This is a Tony and Grammy Award-winning musical, and yet, the film adaptation just doesn’t click together.
I understand you can’t do a complete 180 on a story – and this one is a doozy. But perhaps someone should have realized that the story of an obviously mentally-ill high school senior who leverages his classmate’s suicide to gain friends and start a romance with the deceased boy’s sister is too far.
Benj Pasek and Justin Paul’s musical is dark – and ultimately meant to be a film about acceptance, owning your mistakes, and the importance of honesty. But something just doesn’t translate here.

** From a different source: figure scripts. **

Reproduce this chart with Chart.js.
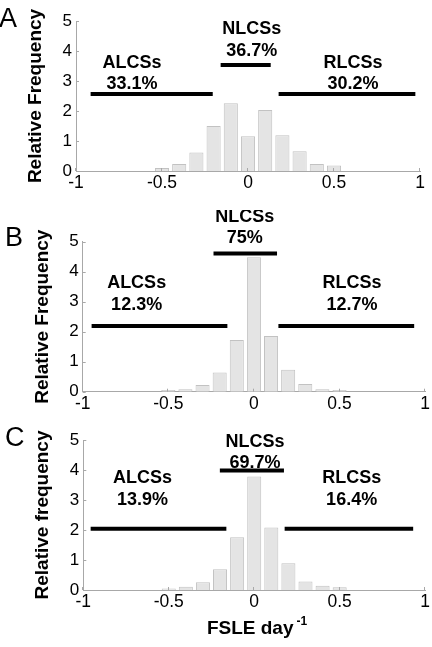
<!DOCTYPE html>
<html>
<head>
<meta charset="utf-8">
<script src="https://cdn.jsdelivr.net/npm/chart.js@4.4.0/dist/chart.umd.min.js"></script>
<style>
  html, body { margin: 0; padding: 0; background: #fff; }
  #wrap { position: relative; width: 432px; height: 647px; }
  .panel { position: absolute; left: 0; width: 432px; }
</style>
</head>
<body>
<div id="wrap">
  <div class="panel" style="top:0"><canvas id="chartA" width="432" height="210"></canvas></div>
  <div class="panel" style="top:210px"><canvas id="chartB" width="432" height="210"></canvas></div>
  <div class="panel" style="top:420px"><canvas id="chartC" width="432" height="227"></canvas></div>
</div>
<script>
// histogram bin centres (FSLE day^-1)
const binCenters = [-0.5, -0.4, -0.3, -0.2, -0.1, 0, 0.1, 0.2, 0.3, 0.4, 0.5];
const freqA = [0.10, 0.23, 0.62, 1.50, 2.26, 1.16, 2.03, 1.19, 0.66, 0.23, 0.18];
const freqB = [0.06, 0.08, 0.22, 0.64, 1.72, 4.48, 1.86, 0.73, 0.26, 0.08, 0.06];
const freqC = [0.05, 0.11, 0.26, 0.69, 1.76, 3.78, 2.08, 0.89, 0.28, 0.14, 0.09];

const xTicks = [-1, -0.5, 0, 0.5, 1];
const yTicks = [0, 1, 2, 3, 4, 5];

const groups = ['ALCSs', 'NLCSs', 'RLCSs'];
const pctA = ['33.1%', '36.7%', '30.2%'];
const pctB = ['12.3%', '75%', '12.7%'];
const pctC = ['13.9%', '69.7%', '16.4%'];

// black range bars: [from, to, level]
const rangesA = [[-0.915, -0.205, 2.57], [-0.159, 0.132, 3.53], [0.178, 0.973, 2.57]];
const rangesB = [[-0.948, -0.155, 2.19], [-0.236, 0.135, 4.61], [0.143, 0.936, 2.19]];
const rangesC = [[-0.957, -0.163, 2.04], [-0.201, 0.174, 3.98], [0.178, 0.930, 2.04]];

// where the group labels sit (x, name y, percent y), in axis units
const anchorsA = [[-0.674, 3.64, 2.96], [0.022, 4.78, 4.06], [0.610, 3.64, 2.96]];
const anchorsB = [[-0.685, 3.67, 2.95], [-0.054, 5.89, 5.16], [0.573, 3.67, 2.95]];
const anchorsC = [[-0.653, 3.78, 3.06], [0.004, 4.99, 4.28], [0.570, 3.78, 3.06]];

const FONT = "'Liberation Sans', Arial, Helvetica, sans-serif";
const AXIS = '#a8a8a8';

function makePanel(p) {
  const overlay = {
    id: 'overlay' + p.letter,
    afterDraw(chart) {
      const { ctx, scales: { x, y }, chartArea } = chart;
      ctx.save();
      // inward tick marks
      ctx.strokeStyle = AXIS;
      ctx.lineWidth = 1;
      ctx.beginPath();
      yTicks.forEach(v => {
        const py = Math.round(y.getPixelForValue(v)) + 0.5;
        ctx.moveTo(chartArea.left, py);
        ctx.lineTo(chartArea.left + 3, py);
      });
      xTicks.forEach(v => {
        const px = Math.round(x.getPixelForValue(v)) - 0.5;
        ctx.moveTo(px, chartArea.bottom);
        ctx.lineTo(px, chartArea.bottom - 3);
      });
      ctx.stroke();

      // group labels
      ctx.fillStyle = '#000';
      ctx.textAlign = 'center';
      ctx.textBaseline = 'alphabetic';
      ctx.font = 'bold 18px ' + FONT;
      p.anchors.forEach((a, i) => {
        const px = x.getPixelForValue(a[0]);
        ctx.fillText(groups[i], px, y.getPixelForValue(a[1]) + 6.5);
        ctx.fillText(p.pct[i], px, y.getPixelForValue(a[2]) + 6.5);
      });

      // panel letter
      ctx.textAlign = 'left';
      ctx.font = '27px ' + FONT;
      ctx.fillText(p.letter, p.letterPos[0], p.letterPos[1]);

      // x axis title with superscript
      if (p.xTitle) {
        ctx.font = 'bold 19px ' + FONT;
        const main = 'FSLE day';
        const wMain = ctx.measureText(main).width;
        ctx.font = 'bold 12px ' + FONT;
        const wSup = ctx.measureText('-1').width;
        const start = 257 - (wMain + 3 + wSup) / 2;
        ctx.font = 'bold 19px ' + FONT;
        ctx.fillText(main, start, 214);
        ctx.font = 'bold 12px ' + FONT;
        ctx.fillText('-1', start + wMain + 3, 205);
      }
      ctx.restore();
    }
  };

  const datasets = p.ranges.map(r => ({
    type: 'line',
    data: [{ x: r[0], y: r[2] }, { x: r[1], y: r[2] }],
    borderColor: '#000',
    borderWidth: 4,
    borderCapStyle: 'butt',
    pointRadius: 0,
    fill: false,
    order: 1
  }));
  datasets.push({
    type: 'bar',
    data: binCenters.map((c, i) => ({ x: c, y: p.freq[i] })),
    backgroundColor: '#e4e4e4',
    borderColor: '#c2c2c2',
    borderWidth: 1,
    barPercentage: 0.82,
    categoryPercentage: 1,
    order: 2
  });

  new Chart(document.getElementById(p.id), {
    type: 'bar',
    data: { datasets },
    options: {
      responsive: false,
      animation: false,
      layout: { padding: { top: p.pad.top, right: p.pad.right, left: 0, bottom: 0 } },
      plugins: { legend: { display: false }, tooltip: { enabled: false } },
      scales: {
        x: {
          type: 'linear',
          min: -1,
          max: 1,
          offset: false,
          afterBuildTicks: s => { s.ticks = xTicks.map(v => ({ value: v })); },
          afterFit: s => { s.height = p.xh; },
          grid: { display: false, drawTicks: false, offset: false },
          border: { display: true, color: AXIS, width: 1 },
          ticks: {
            padding: 2,
            color: '#000',
            maxRotation: 0,
            autoSkip: false,
            font: { family: FONT, size: 17.5 },
            callback: v => String(v)
          }
        },
        y: {
          min: 0,
          max: 5,
          afterBuildTicks: s => { s.ticks = yTicks.map(v => ({ value: v })); },
          afterFit: s => { s.width = p.yw; },
          grid: { display: false, drawTicks: false },
          border: { display: true, color: AXIS, width: 1 },
          ticks: {
            padding: 4,
            color: '#000',
            font: { family: FONT, size: 17 },
            callback: v => String(v)
          },
          title: {
            display: true,
            text: p.yTitle,
            color: '#000',
            font: { family: FONT, size: 19, weight: 'bold' },
            padding: { top: p.titlePad, bottom: 0 }
          }
        }
      }
    },
    plugins: [overlay]
  });
}

makePanel({ id: 'chartA', letter: 'A', freq: freqA, ranges: rangesA, pct: pctA, anchors: anchorsA,
  yTitle: 'Relative Frequency', pad: { top: 21, right: 12 }, yw: 76, xh: 39, titlePad: 24, letterPos: [-1, 27] });
makePanel({ id: 'chartB', letter: 'B', freq: freqB, ranges: rangesB, pct: pctB, anchors: anchorsB,
  yTitle: 'Relative Frequency', pad: { top: 31.7, right: 4.7 }, yw: 82.7, xh: 28.3, titlePad: 31, letterPos: [5, 36] });
makePanel({ id: 'chartC', letter: 'C', freq: freqC, ranges: rangesC, pct: pctC, anchors: anchorsC,
  yTitle: 'Relative frequency', pad: { top: 20, right: 4.7 }, yw: 83.3, xh: 57, titlePad: 31, letterPos: [5, 26], xTitle: true });
</script>
</body>
</html>
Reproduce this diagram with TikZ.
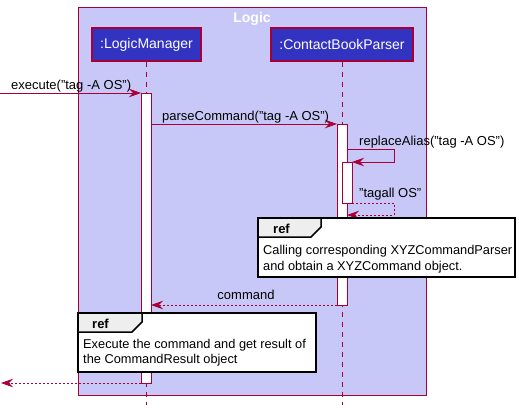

What worked on-stage feels cold, cruel and left a bad taste in my mouth in the film. Director Stephen Chbosky – a writer on dramas like Perks Of Being A Wallflower and Wonder – is capable, but completely mishandles this one.
Firstly, we can debate the merits of casting mid-20s and 30-year-olds in musicals (hello Grease), but Ben Platt did not Need to be Evan Hansen. At 27, he looks absolutely ridiculous as a high-school senior and took me out of it.
The songs are beautiful, but create a tonal mess between the drama and the upbeat sensibilities of music. Platt is serviceable, but not extraordinary, and someone fresh or younger might have better served this material.
Kaitlyn Dever, Amy Adams, and Julianne Moore are all very good, but none of them has much in terms of depth to work with. That said, bright spots include an underused Colton Ryan and Nik Dodani, who bring some range to their roles.
In the end, Evan Hansen should never have been adapted, and it never seeks – or receives – proper redemption for its main character. He’s a despicable person who lied, and continued to lie, about something awful.
I kept waiting to feel sympathy for him, and it never came. Dear Evan Hansen, grow a spine, or develop some human decency. This musical is proof this character didn’t deserve a movie adaptation, and there’s only so much audiences will forgive.